In becoming the 23rd player to ascend to No. 1, Federer took control of the semifinal after fending off four break points while serving at 3-3 in the first set, rallying from 0-40.
From 4-4, Federer won five straight games and eight of nine, and never gave Ferrero a chance to break again, winning 6-4, 6-1, 6-4 in just 1 hour, 29 minutes.
"I love it," said Federer, when asked of his new status as No. 1.
Third-seeded Ferrero, facing a seeded player for the first time in six matches after benefiting from a rash of upsets in his quarter of the draw, looked increasingly downcast as Federer ripped winners from the baseline and the net, while keeping him off-balance with a mix of spins with pinpoint placement.
Federer had 11 aces and 34 winners, finishing off the match when Ferrero hit a serve return long.
Federer will be seeking his second Grand Slam to go with his Wimbledon title when he faces former No. 1 Marat Safin in Sunday's final.

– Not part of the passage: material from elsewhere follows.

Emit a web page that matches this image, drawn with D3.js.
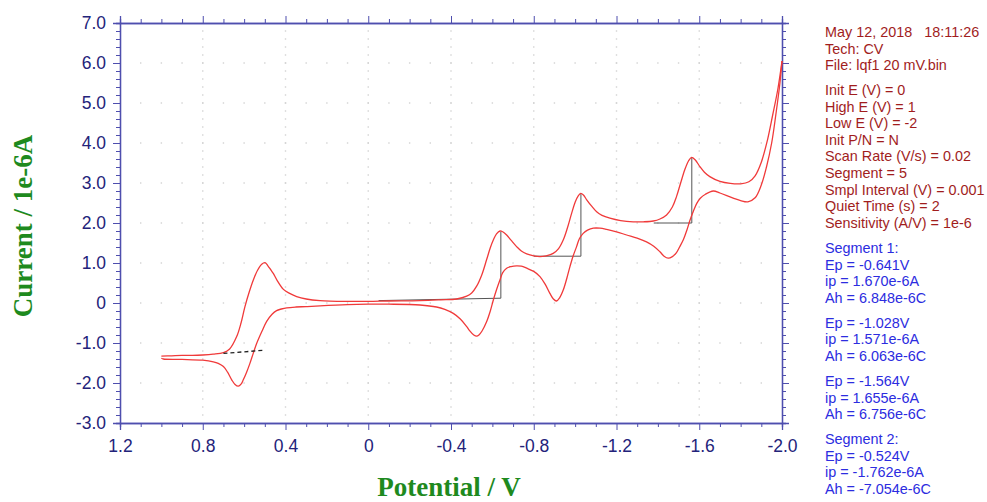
<!DOCTYPE html>
<html>
<head>
<meta charset="utf-8">
<script src="https://cdn.jsdelivr.net/npm/d3@7"></script>
<style>
  html, body { margin: 0; padding: 0; background: #fff; }
  svg { display: block; }
</style>
</head>
<body>
<svg id="chart" width="987" height="502"></svg>
<script>
// ---------- data ----------
const xTickValues = [1.2, 0.8, 0.4, 0, -0.4, -0.8, -1.2, -1.6, -2.0];
const xTickLabels = ["1.2", "0.8", "0.4", "0", "-0.4", "-0.8", "-1.2", "-1.6", "-2.0"];
const yTickValues = [7, 6, 5, 4, 3, 2, 1, 0, -1, -2, -3];
const yTickLabels = ["7.0", "6.0", "5.0", "4.0", "3.0", "2.0", "1.0", "0", "-1.0", "-2.0", "-3.0"];

// forward (cathodic) branch, potential V -> current 1e-6 A
const upperBranch = [
  [1.0,-1.33],[0.95,-1.32],[0.90,-1.31],[0.85,-1.31],[0.80,-1.30],[0.75,-1.28],[0.70,-1.24],[0.67,-1.15],
  [0.636,-0.84],[0.615,-0.50],[0.596,-0.09],[0.575,0.28],[0.556,0.57],[0.535,0.82],[0.515,0.97],[0.499,1.01],
  [0.485,0.93],[0.47,0.82],[0.459,0.74],[0.44,0.56],[0.41,0.34],[0.38,0.24],[0.346,0.16],[0.30,0.10],
  [0.233,0.06],[0.1,0.04],[0.0,0.04],[-0.1,0.05],[-0.25,0.06],[-0.35,0.08],[-0.427,0.10],[-0.476,0.17],
  [-0.50,0.25],[-0.524,0.42],[-0.55,0.72],[-0.572,1.08],[-0.59,1.38],[-0.605,1.58],[-0.62,1.73],[-0.637,1.80],
  [-0.65,1.78],[-0.669,1.70],[-0.69,1.57],[-0.717,1.41],[-0.74,1.30],[-0.766,1.23],[-0.80,1.18],[-0.83,1.16],
  [-0.86,1.18],[-0.894,1.24],[-0.92,1.36],[-0.943,1.58],[-0.963,1.88],[-0.983,2.24],[-1.0,2.52],[-1.015,2.68],
  [-1.027,2.74],[-1.04,2.70],[-1.056,2.58],[-1.08,2.42],[-1.104,2.28],[-1.13,2.19],[-1.168,2.12],[-1.22,2.06],
  [-1.281,2.03],[-1.33,2.03],[-1.378,2.05],[-1.41,2.10],[-1.442,2.20],[-1.47,2.40],[-1.49,2.66],[-1.51,3.0],
  [-1.53,3.33],[-1.548,3.55],[-1.563,3.64],[-1.58,3.58],[-1.603,3.41],[-1.625,3.27],[-1.651,3.16],[-1.70,3.04],
  [-1.75,2.99],[-1.80,2.98],[-1.84,3.03],[-1.87,3.18],[-1.90,3.52],[-1.93,4.08],[-1.955,4.7],[-1.98,5.35],[-2.0,6.05]
];
// return (anodic) branch
const lowerBranch = [
  [-2.0,6.05],[-1.99,5.5],[-1.97,4.7],[-1.95,4.0],[-1.925,3.4],[-1.90,2.95],[-1.87,2.63],[-1.835,2.53],
  [-1.80,2.56],[-1.764,2.62],[-1.70,2.75],[-1.668,2.80],[-1.63,2.72],[-1.605,2.62],[-1.588,2.49],[-1.572,2.30],
  [-1.556,2.08],[-1.54,1.82],[-1.523,1.58],[-1.505,1.40],[-1.49,1.26],[-1.47,1.16],[-1.45,1.12],[-1.43,1.17],
  [-1.41,1.28],[-1.38,1.42],[-1.345,1.53],[-1.30,1.62],[-1.249,1.70],[-1.20,1.78],[-1.152,1.84],[-1.12,1.87],
  [-1.088,1.87],[-1.06,1.82],[-1.039,1.74],[-1.02,1.60],[-1.007,1.41],[-0.99,1.17],[-0.975,0.91],[-0.96,0.62],
  [-0.943,0.33],[-0.925,0.13],[-0.91,0.05],[-0.895,0.10],[-0.878,0.24],[-0.855,0.47],[-0.83,0.66],[-0.80,0.79],
  [-0.766,0.87],[-0.74,0.92],[-0.717,0.93],[-0.69,0.91],[-0.669,0.87],[-0.65,0.76],[-0.637,0.58],[-0.62,0.33],
  [-0.605,0.08],[-0.59,-0.20],[-0.572,-0.47],[-0.55,-0.70],[-0.535,-0.80],[-0.524,-0.83],[-0.51,-0.80],[-0.49,-0.69],
  [-0.476,-0.59],[-0.445,-0.40],[-0.411,-0.26],[-0.37,-0.16],[-0.33,-0.10],[-0.25,-0.05],[-0.1,-0.03],[0.0,-0.03],
  [0.1,-0.04],[0.233,-0.07],[0.3,-0.09],[0.35,-0.10],[0.394,-0.12],[0.42,-0.15],[0.443,-0.19],[0.465,-0.28],
  [0.491,-0.46],[0.515,-0.72],[0.54,-1.02],[0.556,-1.26],[0.572,-1.51],[0.588,-1.73],[0.604,-1.92],[0.615,-2.03],
  [0.628,-2.08],[0.645,-2.03],[0.66,-1.92],[0.68,-1.73],[0.70,-1.59],[0.725,-1.51],[0.749,-1.47],[0.80,-1.43],
  [0.90,-1.41],[0.99,-1.40],[1.0,-1.38]
];

// peak baselines: [startV, startI, peakV, baseI, peakI]
const peakBaselines = [
  [-0.05, 0.06, -0.641, 0.12, 1.79],
  [-0.80, 1.17, -1.028, 1.17, 2.74],
  [-1.38, 2.00, -1.564, 2.00, 3.64]
];
// dashed baseline on the left couple: [V, I]
const dashedBaseline = [[0.70, -1.26], [0.499, -1.18]];

const infoRed = [
  ["May 12, 2018   18:11:26", "Tech: CV", "File: lqf1 20 mV.bin"],
  ["Init E (V) = 0", "High E (V) = 1", "Low E (V) = -2", "Init P/N = N", "Scan Rate (V/s) = 0.02",
   "Segment = 5", "Smpl Interval (V) = 0.001", "Quiet Time (s) = 2", "Sensitivity (A/V) = 1e-6"]
];
const infoBlue = [
  ["Segment 1:", "Ep = -0.641V", "ip = 1.670e-6A", "Ah = 6.848e-6C"],
  ["Ep = -1.028V", "ip = 1.571e-6A", "Ah = 6.063e-6C"],
  ["Ep = -1.564V", "ip = 1.655e-6A", "Ah = 6.756e-6C"],
  ["Segment 2:", "Ep = -0.524V", "ip = -1.762e-6A", "Ah = -7.054e-6C"]
];

// ---------- drawing ----------
const svg = d3.select("#chart");
const axisColor = "#4e4eae";
const labelColor = "#23237a";
const x = d3.scaleLinear().domain([1.2, -2.0]).range([120, 782]);
const y = d3.scaleLinear().domain([-3, 7]).range([423, 23]);

svg.append("rect").attr("width", 987).attr("height", 502).attr("fill", "#fff");

// grid dots
const minorX = d3.range(12, -21, -1).map(d => d / 10);
const minorY = d3.range(-15, 36, 1).map(d => d / 5);
const grid = svg.append("g").attr("fill", "#d2d2d2");
yTickValues.filter(v => v > -3 && v < 7).forEach(gy => {
  minorX.filter(v => v < 1.2 && v > -2.0).forEach(gx => {
    grid.append("rect").attr("x", x(gx) - 0.7).attr("y", y(gy) - 0.7).attr("width", 1.4).attr("height", 1.4);
  });
});
xTickValues.filter(v => v < 1.2 && v > -2.0).forEach(gx => {
  minorY.filter(v => v > -3 && v < 7).forEach(gy => {
    grid.append("rect").attr("x", x(gx) - 0.7).attr("y", y(gy) - 0.7).attr("width", 1.4).attr("height", 1.4);
  });
});

// axes
function styleAxis(g) {
  g.select(".domain").attr("stroke", axisColor).attr("stroke-width", 1.3);
  g.selectAll(".tick line").attr("stroke", axisColor).attr("stroke-width", 1);
  g.selectAll("text").attr("fill", labelColor).attr("font-family", "Liberation Sans, Arial, sans-serif").attr("font-size", 17.5);
}
const xMinor = minorX.filter(v => !xTickValues.includes(v));
const yMinor = minorY.filter(v => !yTickValues.includes(v));

svg.append("g").attr("transform", "translate(0,423)")
  .call(d3.axisBottom(x).tickValues(xTickValues).tickSize(7).tickPadding(10)
        .tickFormat((d, i) => xTickLabels[i])).call(styleAxis);
svg.append("g").attr("transform", "translate(0,423)")
  .call(d3.axisBottom(x).tickValues(xMinor).tickSize(4).tickFormat("")).call(styleAxis);
svg.append("g").attr("transform", "translate(0,23)")
  .call(d3.axisTop(x).tickValues(xTickValues).tickSize(7).tickFormat("")).call(styleAxis);
svg.append("g").attr("transform", "translate(0,23)")
  .call(d3.axisTop(x).tickValues(xMinor).tickSize(4).tickFormat("")).call(styleAxis);
svg.append("g").attr("transform", "translate(120,0)")
  .call(d3.axisLeft(y).tickValues(yTickValues).tickSize(7).tickPadding(7)
        .tickFormat((d, i) => yTickLabels[i])).call(styleAxis);
svg.append("g").attr("transform", "translate(120,0)")
  .call(d3.axisLeft(y).tickValues(yMinor).tickSize(4).tickFormat("")).call(styleAxis);
svg.append("g").attr("transform", "translate(782,0)")
  .call(d3.axisRight(y).tickValues(yTickValues).tickSize(7).tickFormat("")).call(styleAxis);
svg.append("g").attr("transform", "translate(782,0)")
  .call(d3.axisRight(y).tickValues(yMinor).tickSize(4).tickFormat("")).call(styleAxis);

// baselines
const bl = svg.append("g").attr("stroke", "#555").attr("stroke-width", 1).attr("fill", "none");
peakBaselines.forEach(([v0, i0, vp, ib, ip]) => {
  bl.append("polyline").attr("points",
    [[x(v0), y(i0)], [x(vp), y(ib)], [x(vp), y(ip)]].map(p => p.join(",")).join(" "));
});

// CV curve
const lineGen = d3.line().x(d => x(d[0])).y(d => y(d[1])).curve(d3.curveCatmullRom.alpha(0.5));
[upperBranch, lowerBranch].forEach(br => {
  svg.append("path").attr("d", lineGen(br)).attr("fill", "none")
    .attr("stroke", "#f03a3a").attr("stroke-width", 1.3);
});

svg.append("path").attr("d", d3.line().x(d => x(d[0])).y(d => y(d[1]))(dashedBaseline))
  .attr("stroke", "#222").attr("stroke-width", 1.3).attr("stroke-dasharray", "4,3").attr("fill", "none");

// axis titles
svg.append("text").attr("x", 449).attr("y", 496).attr("text-anchor", "middle")
  .attr("font-family", "Liberation Serif, Times New Roman, serif").attr("font-weight", "bold")
  .attr("font-size", 27).attr("fill", "#1e8a1e").text("Potential / V");
svg.append("text").attr("transform", "translate(32,226) rotate(-90)").attr("text-anchor", "middle")
  .attr("font-family", "Liberation Serif, Times New Roman, serif").attr("font-weight", "bold")
  .attr("font-size", 27).attr("fill", "#1e8a1e").text("Current / 1e-6A");

// info text
const info = svg.append("g").attr("font-family", "Liberation Sans, Arial, sans-serif").attr("font-size", 14.4);
let yy = 37;
infoRed.forEach(grp => {
  grp.forEach(t => {
    info.append("text").attr("x", 825).attr("y", yy).attr("fill", "#a11d1d")
      .style("white-space", "pre").text(t);
    yy += 16.6;
  });
  yy += 8.2;
});
yy = 253;
infoBlue.forEach(grp => {
  grp.forEach(t => {
    info.append("text").attr("x", 825).attr("y", yy).attr("fill", "#2c2ce0").text(t);
    yy += 16.6;
  });
  yy += 8.4;
});
</script>
</body>
</html>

Safin has beaten U.S. Open champion Andy Roddick -- ranked No. 1 coming into the Australian Open -- and defending Australian Open champion Andre Agassi in his last two matches.
Unseeded and ranked only 86th after an injury-plagued 2003, Safin could rise to 18th by beating Federer. Roddick will fall to third and Agassi will drop one spot to fifth.
Rank at stake
Top-ranking is on the line in the women's final Saturday between No. 1-seeded Justine Henin-Hardenne, the reigning French and U.S. Open titlist, and fellow Belgian Kim Clijsters.
They have played 17 head-to-heads on tour, including eight times in 2003, with Clijsters holding an overall 9-8 edge. But Henin-Hardenne leads 2-0 in Grand Slam finals.
Neither has lost a set in six matches. Clijsters, seeking her first title in a major, has been battling a sprained ankle. As the fiancee of Australia's Lleyton Hewitt, Clijsters will be the crowd favorite in the final.
"I've come to so many Davis Cup matches here, and now to be on court, and have the support of the crowd, it's very special," Clijsters said. "I've made the final at the French and U.S. Open, but coming here means a lot more to me."
Doubles title
Top-seeded Virginia Ruano Pascual and Paola Suarez won their fifth Grand Slam women's doubles title Friday, the first championship to be decided.
It was the eighth straight Grand Slam doubles final for Ruano Pascual, a 30-year-old Spaniard, and Suarez, a 27-year-old from Argentina. They had their serve broken only once, while serving for the match at 5-2, but rallied for their fourth break to finish off fourth-seeded Russians Svetlana Kuznetsova and Elena Likhovtseva 6-4, 6-3.
"Our coordination is really good," Suarez said. "I think we have a really good feeling between us."
Martina Navratilova, 47, took another step toward her 10th Grand Slam mixed doubles title when she and India's Leander Paes -- the defending champions -- beat Jonathan Erlich of Israel and Liezel Huber of South Africa 6-4, 6-4 in the semifinals.